A three-point play from Ellis with 27 seconds left cut the Dog halftime lead to less than double digits, 42-33. "We weren't sitting good," Sean Sutton said. "But we still thought we had a good chance to win the game."

UK shot very well -- 58.3 percent from the floor. But the Cats were being bludgeoned on the boards. Kessler had as many by himself (11) as Kentucky did as a team in the first half. Georgia had nine offensive rebounds the first half. The Dogs had seven, for the game, in Lexington.

The trend did not change the second half. A Derrick Miller three-pointer cut the lead to 52-46. But Hamilton came alive, hitting two foul shots, throwing in a three-pointer, then cashing in a fast break, carrying the lead to 13 points, 59-46 with 12 minutes remaining.

Five minutes later, UK sliced it to 63-56. But after hitting a free throw, Kessler missed the second only to have teammate Marshall Wilson grab the rebund. Hamilton hit from the left baseline. And, a possession later, when Chris Mills (who led UK with 19 points) was called for walking the baseline, Wilson got another hoop off a rebound. Georgia 68, Kentucky 56.

The final Cat charge came late. Successive three-pointers from reserves Deron Feldhaus and Richie Farmer cut it to 76-70. A put-back by Mills made it 78-72 with 1:13 remaining.

But Ellis missed a three and Wilson made two foul shots. Miller missed and Green hit two foul shots. Mills missed a three and Kessler, with 20 seconds, put in the final points from the line.
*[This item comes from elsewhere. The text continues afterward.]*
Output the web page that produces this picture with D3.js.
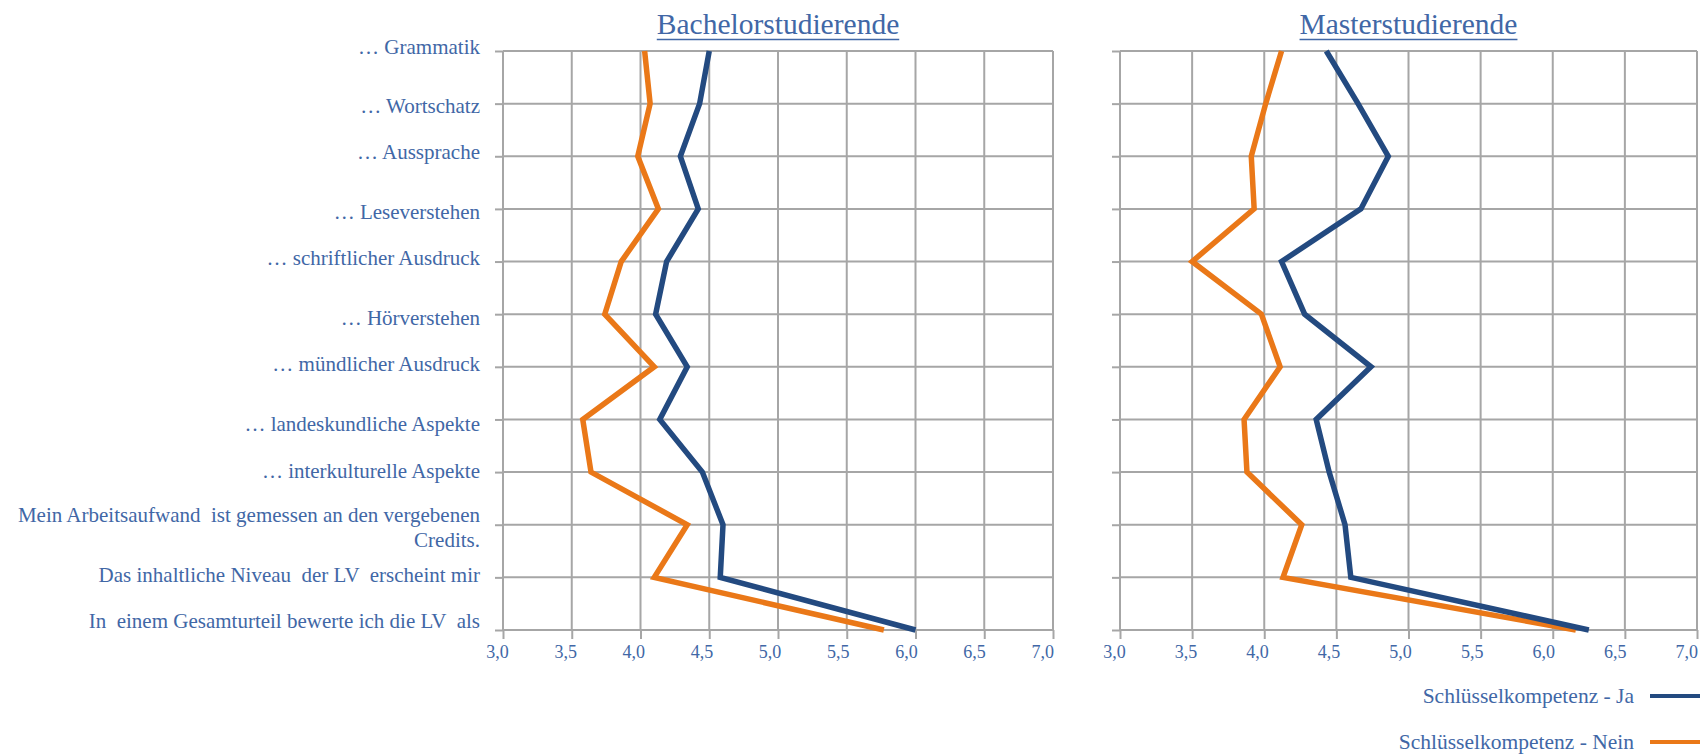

"I was proud of the way we fought back," Eddie Sutton said. "But every time we made a good charge we couldn't get over the hump."

"They're a better team now than the first time we played them," Miller said. "But we helped them, too."

Examples: Kentucky had 18 turnovers to Georgia's nine. Kentucky had 17 defensive rebounds to Georgia's 19 off the offensive glass. Three Cats (Reggie Hanson, Mills and Sutton) fouled out.

Did the much-publicized university board of trustees meeting, concerning the school's report to the NCAA, have any effect on the Cats' play?

"I'm sure that didn't help our preparation," Eddie Sutton said. "But we don't have any control over that. I'm not making any alibis, but I think if we were being honest we couldn't say it didn't bother our basketball team."

"We're just trying to put everything aside and shut it out," Ellis said. "But sometimes that's kind of hard."

Especially when yesterday, Georgia played like, well, Georgia was supposed to play all along.

Durham said, "We'll really enjoy this one."